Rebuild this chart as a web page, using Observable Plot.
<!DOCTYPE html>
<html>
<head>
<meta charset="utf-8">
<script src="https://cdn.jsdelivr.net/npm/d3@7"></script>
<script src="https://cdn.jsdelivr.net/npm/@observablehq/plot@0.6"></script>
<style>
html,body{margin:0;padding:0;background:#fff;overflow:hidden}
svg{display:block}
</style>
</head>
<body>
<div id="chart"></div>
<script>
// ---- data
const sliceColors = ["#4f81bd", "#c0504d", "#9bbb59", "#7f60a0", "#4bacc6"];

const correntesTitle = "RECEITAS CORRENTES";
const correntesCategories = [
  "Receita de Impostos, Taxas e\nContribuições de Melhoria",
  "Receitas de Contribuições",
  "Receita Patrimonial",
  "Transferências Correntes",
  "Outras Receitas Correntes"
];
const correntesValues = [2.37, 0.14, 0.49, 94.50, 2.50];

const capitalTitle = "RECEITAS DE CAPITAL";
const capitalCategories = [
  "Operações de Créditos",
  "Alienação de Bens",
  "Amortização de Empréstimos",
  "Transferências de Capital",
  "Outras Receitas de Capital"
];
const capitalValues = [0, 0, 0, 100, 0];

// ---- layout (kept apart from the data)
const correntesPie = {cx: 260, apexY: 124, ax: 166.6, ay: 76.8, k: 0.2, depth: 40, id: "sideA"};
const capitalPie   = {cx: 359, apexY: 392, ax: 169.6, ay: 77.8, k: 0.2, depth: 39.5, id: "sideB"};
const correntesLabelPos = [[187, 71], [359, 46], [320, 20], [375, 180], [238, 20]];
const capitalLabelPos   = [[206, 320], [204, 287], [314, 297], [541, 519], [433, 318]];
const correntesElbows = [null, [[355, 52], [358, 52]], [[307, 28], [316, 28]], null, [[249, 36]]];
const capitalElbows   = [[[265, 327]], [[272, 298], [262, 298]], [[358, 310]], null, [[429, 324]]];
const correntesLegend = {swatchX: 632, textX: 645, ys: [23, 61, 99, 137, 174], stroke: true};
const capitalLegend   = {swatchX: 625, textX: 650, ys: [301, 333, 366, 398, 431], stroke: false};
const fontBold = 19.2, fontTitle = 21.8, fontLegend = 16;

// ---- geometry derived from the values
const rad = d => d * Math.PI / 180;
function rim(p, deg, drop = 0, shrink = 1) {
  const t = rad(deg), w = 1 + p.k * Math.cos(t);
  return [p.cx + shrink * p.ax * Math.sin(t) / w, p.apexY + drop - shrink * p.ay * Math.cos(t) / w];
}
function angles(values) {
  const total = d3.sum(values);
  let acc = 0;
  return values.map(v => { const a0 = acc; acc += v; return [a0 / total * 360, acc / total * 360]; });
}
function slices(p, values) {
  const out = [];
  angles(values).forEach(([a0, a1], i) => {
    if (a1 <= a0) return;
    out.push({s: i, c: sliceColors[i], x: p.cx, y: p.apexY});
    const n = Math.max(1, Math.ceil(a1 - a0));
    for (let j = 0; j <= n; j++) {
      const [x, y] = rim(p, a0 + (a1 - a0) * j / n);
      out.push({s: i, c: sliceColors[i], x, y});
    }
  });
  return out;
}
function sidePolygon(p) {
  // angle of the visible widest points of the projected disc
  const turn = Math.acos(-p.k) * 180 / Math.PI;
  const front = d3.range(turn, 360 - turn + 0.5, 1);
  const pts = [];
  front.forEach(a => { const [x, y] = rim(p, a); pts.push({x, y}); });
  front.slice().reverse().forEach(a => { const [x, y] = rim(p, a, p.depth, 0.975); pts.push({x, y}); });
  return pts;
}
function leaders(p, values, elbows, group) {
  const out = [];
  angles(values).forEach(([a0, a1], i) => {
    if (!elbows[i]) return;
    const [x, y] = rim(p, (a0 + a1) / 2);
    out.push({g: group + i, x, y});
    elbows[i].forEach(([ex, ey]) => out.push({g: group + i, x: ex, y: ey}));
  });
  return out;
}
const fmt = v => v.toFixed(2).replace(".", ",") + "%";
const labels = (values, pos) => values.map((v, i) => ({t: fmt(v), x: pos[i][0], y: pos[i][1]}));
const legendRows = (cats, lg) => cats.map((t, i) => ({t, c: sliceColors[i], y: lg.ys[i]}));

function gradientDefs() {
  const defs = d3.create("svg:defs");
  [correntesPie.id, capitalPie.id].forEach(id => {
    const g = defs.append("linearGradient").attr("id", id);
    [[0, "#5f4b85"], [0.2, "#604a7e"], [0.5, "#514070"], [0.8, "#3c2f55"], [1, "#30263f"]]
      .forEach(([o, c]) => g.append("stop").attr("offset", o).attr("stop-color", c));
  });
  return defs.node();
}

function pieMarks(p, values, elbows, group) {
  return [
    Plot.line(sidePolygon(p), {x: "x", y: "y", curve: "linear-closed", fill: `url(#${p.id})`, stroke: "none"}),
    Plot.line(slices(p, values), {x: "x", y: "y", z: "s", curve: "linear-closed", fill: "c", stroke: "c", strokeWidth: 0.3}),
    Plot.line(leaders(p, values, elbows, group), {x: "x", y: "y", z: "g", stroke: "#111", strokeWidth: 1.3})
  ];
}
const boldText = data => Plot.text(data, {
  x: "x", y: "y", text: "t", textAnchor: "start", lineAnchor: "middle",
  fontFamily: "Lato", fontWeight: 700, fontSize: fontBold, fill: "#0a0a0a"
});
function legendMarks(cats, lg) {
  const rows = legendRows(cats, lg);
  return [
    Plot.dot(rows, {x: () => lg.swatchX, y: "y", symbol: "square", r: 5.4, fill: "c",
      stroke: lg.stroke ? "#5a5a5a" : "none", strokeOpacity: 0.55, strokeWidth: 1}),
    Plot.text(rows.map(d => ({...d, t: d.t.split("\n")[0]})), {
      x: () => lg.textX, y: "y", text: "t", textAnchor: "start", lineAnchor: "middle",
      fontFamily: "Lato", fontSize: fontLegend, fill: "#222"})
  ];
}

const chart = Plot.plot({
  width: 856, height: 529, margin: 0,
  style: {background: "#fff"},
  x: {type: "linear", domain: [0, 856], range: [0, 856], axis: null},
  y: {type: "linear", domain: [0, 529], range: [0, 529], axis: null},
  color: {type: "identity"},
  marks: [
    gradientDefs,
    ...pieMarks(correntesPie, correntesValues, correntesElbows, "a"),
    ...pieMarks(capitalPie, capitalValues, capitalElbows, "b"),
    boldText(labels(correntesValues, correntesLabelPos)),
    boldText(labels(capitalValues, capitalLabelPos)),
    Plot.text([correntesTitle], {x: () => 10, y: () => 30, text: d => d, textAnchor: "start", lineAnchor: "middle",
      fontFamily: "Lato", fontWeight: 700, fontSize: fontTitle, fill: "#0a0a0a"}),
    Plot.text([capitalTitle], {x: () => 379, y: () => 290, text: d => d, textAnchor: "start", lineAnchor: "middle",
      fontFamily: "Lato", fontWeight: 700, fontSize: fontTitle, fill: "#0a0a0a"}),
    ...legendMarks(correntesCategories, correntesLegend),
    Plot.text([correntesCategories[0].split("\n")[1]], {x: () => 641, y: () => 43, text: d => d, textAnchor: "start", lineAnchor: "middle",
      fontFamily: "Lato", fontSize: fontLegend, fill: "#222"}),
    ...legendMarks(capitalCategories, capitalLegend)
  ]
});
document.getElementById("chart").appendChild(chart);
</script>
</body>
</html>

SET PROBLEM:
Reproduce the material exactly, with every line intact.

FINAL RESULT:
Rebuild this chart as a web page, using Observable Plot.
<!DOCTYPE html>
<html>
<head>
<meta charset="utf-8">
<script src="https://cdn.jsdelivr.net/npm/d3@7"></script>
<script src="https://cdn.jsdelivr.net/npm/@observablehq/plot@0.6"></script>
<style>
html,body{margin:0;padding:0;background:#fff;overflow:hidden}
svg{display:block}
</style>
</head>
<body>
<div id="chart"></div>
<script>
// ---- data
const sliceColors = ["#4f81bd", "#c0504d", "#9bbb59", "#7f60a0", "#4bacc6"];

const correntesTitle = "RECEITAS CORRENTES";
const correntesCategories = [
  "Receita de Impostos, Taxas e\nContribuições de Melhoria",
  "Receitas de Contribuições",
  "Receita Patrimonial",
  "Transferências Correntes",
  "Outras Receitas Correntes"
];
const correntesValues = [2.37, 0.14, 0.49, 94.50, 2.50];

const capitalTitle = "RECEITAS DE CAPITAL";
const capitalCategories = [
  "Operações de Créditos",
  "Alienação de Bens",
  "Amortização de Empréstimos",
  "Transferências de Capital",
  "Outras Receitas de Capital"
];
const capitalValues = [0, 0, 0, 100, 0];

// ---- layout (kept apart from the data)
const correntesPie = {cx: 260, apexY: 124, ax: 166.6, ay: 76.8, k: 0.2, depth: 40, id: "sideA"};
const capitalPie   = {cx: 359, apexY: 392, ax: 169.6, ay: 77.8, k: 0.2, depth: 39.5, id: "sideB"};
const correntesLabelPos = [[187, 71], [359, 46], [320, 20], [375, 180], [238, 20]];
const capitalLabelPos   = [[206, 320], [204, 287], [314, 297], [541, 519], [433, 318]];
const correntesElbows = [null, [[355, 52], [358, 52]], [[307, 28], [316, 28]], null, [[249, 36]]];
const capitalElbows   = [[[265, 327]], [[272, 298], [262, 298]], [[358, 310]], null, [[429, 324]]];
const correntesLegend = {swatchX: 632, textX: 645, ys: [23, 61, 99, 137, 174], stroke: true};
const capitalLegend   = {swatchX: 625, textX: 650, ys: [301, 333, 366, 398, 431], stroke: false};
const fontBold = 19.2, fontTitle = 21.8, fontLegend = 16;

// ---- geometry derived from the values
const rad = d => d * Math.PI / 180;
function rim(p, deg, drop = 0, shrink = 1) {
  const t = rad(deg), w = 1 + p.k * Math.cos(t);
  return [p.cx + shrink * p.ax * Math.sin(t) / w, p.apexY + drop - shrink * p.ay * Math.cos(t) / w];
}
function angles(values) {
  const total = d3.sum(values);
  let acc = 0;
  return values.map(v => { const a0 = acc; acc += v; return [a0 / total * 360, acc / total * 360]; });
}
function slices(p, values) {
  const out = [];
  angles(values).forEach(([a0, a1], i) => {
    if (a1 <= a0) return;
    out.push({s: i, c: sliceColors[i], x: p.cx, y: p.apexY});
    const n = Math.max(1, Math.ceil(a1 - a0));
    for (let j = 0; j <= n; j++) {
      const [x, y] = rim(p, a0 + (a1 - a0) * j / n);
      out.push({s: i, c: sliceColors[i], x, y});
    }
  });
  return out;
}
function sidePolygon(p) {
  // angle of the visible widest points of the projected disc
  const turn = Math.acos(-p.k) * 180 / Math.PI;
  const front = d3.range(turn, 360 - turn + 0.5, 1);
  const pts = [];
  front.forEach(a => { const [x, y] = rim(p, a); pts.push({x, y}); });
  front.slice().reverse().forEach(a => { const [x, y] = rim(p, a, p.depth, 0.975); pts.push({x, y}); });
  return pts;
}
function leaders(p, values, elbows, group) {
  const out = [];
  angles(values).forEach(([a0, a1], i) => {
    if (!elbows[i]) return;
    const [x, y] = rim(p, (a0 + a1) / 2);
    out.push({g: group + i, x, y});
    elbows[i].forEach(([ex, ey]) => out.push({g: group + i, x: ex, y: ey}));
  });
  return out;
}
const fmt = v => v.toFixed(2).replace(".", ",") + "%";
const labels = (values, pos) => values.map((v, i) => ({t: fmt(v), x: pos[i][0], y: pos[i][1]}));
const legendRows = (cats, lg) => cats.map((t, i) => ({t, c: sliceColors[i], y: lg.ys[i]}));

function gradientDefs() {
  const defs = d3.create("svg:defs");
  [correntesPie.id, capitalPie.id].forEach(id => {
    const g = defs.append("linearGradient").attr("id", id);
    [[0, "#5f4b85"], [0.2, "#604a7e"], [0.5, "#514070"], [0.8, "#3c2f55"], [1, "#30263f"]]
      .forEach(([o, c]) => g.append("stop").attr("offset", o).attr("stop-color", c));
  });
  return defs.node();
}

function pieMarks(p, values, elbows, group) {
  return [
    Plot.line(sidePolygon(p), {x: "x", y: "y", curve: "linear-closed", fill: `url(#${p.id})`, stroke: "none"}),
    Plot.line(slices(p, values), {x: "x", y: "y", z: "s", curve: "linear-closed", fill: "c", stroke: "c", strokeWidth: 0.3}),
    Plot.line(leaders(p, values, elbows, group), {x: "x", y: "y", z: "g", stroke: "#111", strokeWidth: 1.3})
  ];
}
const boldText = data => Plot.text(data, {
  x: "x", y: "y", text: "t", textAnchor: "start", lineAnchor: "middle",
  fontFamily: "Lato", fontWeight: 700, fontSize: fontBold, fill: "#0a0a0a"
});
function legendMarks(cats, lg) {
  const rows = legendRows(cats, lg);
  return [
    Plot.dot(rows, {x: () => lg.swatchX, y: "y", symbol: "square", r: 5.4, fill: "c",
      stroke: lg.stroke ? "#5a5a5a" : "none", strokeOpacity: 0.55, strokeWidth: 1}),
    Plot.text(rows.map(d => ({...d, t: d.t.split("\n")[0]})), {
      x: () => lg.textX, y: "y", text: "t", textAnchor: "start", lineAnchor: "middle",
      fontFamily: "Lato", fontSize: fontLegend, fill: "#222"})
  ];
}

const chart = Plot.plot({
  width: 856, height: 529, margin: 0,
  style: {background: "#fff"},
  x: {type: "linear", domain: [0, 856], range: [0, 856], axis: null},
  y: {type: "linear", domain: [0, 529], range: [0, 529], axis: null},
  color: {type: "identity"},
  marks: [
    gradientDefs,
    ...pieMarks(correntesPie, correntesValues, correntesElbows, "a"),
    ...pieMarks(capitalPie, capitalValues, capitalElbows, "b"),
    boldText(labels(correntesValues, correntesLabelPos)),
    boldText(labels(capitalValues, capitalLabelPos)),
    Plot.text([correntesTitle], {x: () => 10, y: () => 30, text: d => d, textAnchor: "start", lineAnchor: "middle",
      fontFamily: "Lato", fontWeight: 700, fontSize: fontTitle, fill: "#0a0a0a"}),
    Plot.text([capitalTitle], {x: () => 379, y: () => 290, text: d => d, textAnchor: "start", lineAnchor: "middle",
      fontFamily: "Lato", fontWeight: 700, fontSize: fontTitle, fill: "#0a0a0a"}),
    ...legendMarks(correntesCategories, correntesLegend),
    Plot.text([correntesCategories[0].split("\n")[1]], {x: () => 641, y: () => 43, text: d => d, textAnchor: "start", lineAnchor: "middle",
      fontFamily: "Lato", fontSize: fontLegend, fill: "#222"}),
    ...legendMarks(capitalCategories, capitalLegend)
  ]
});
document.getElementById("chart").appendChild(chart);
</script>
</body>
</html>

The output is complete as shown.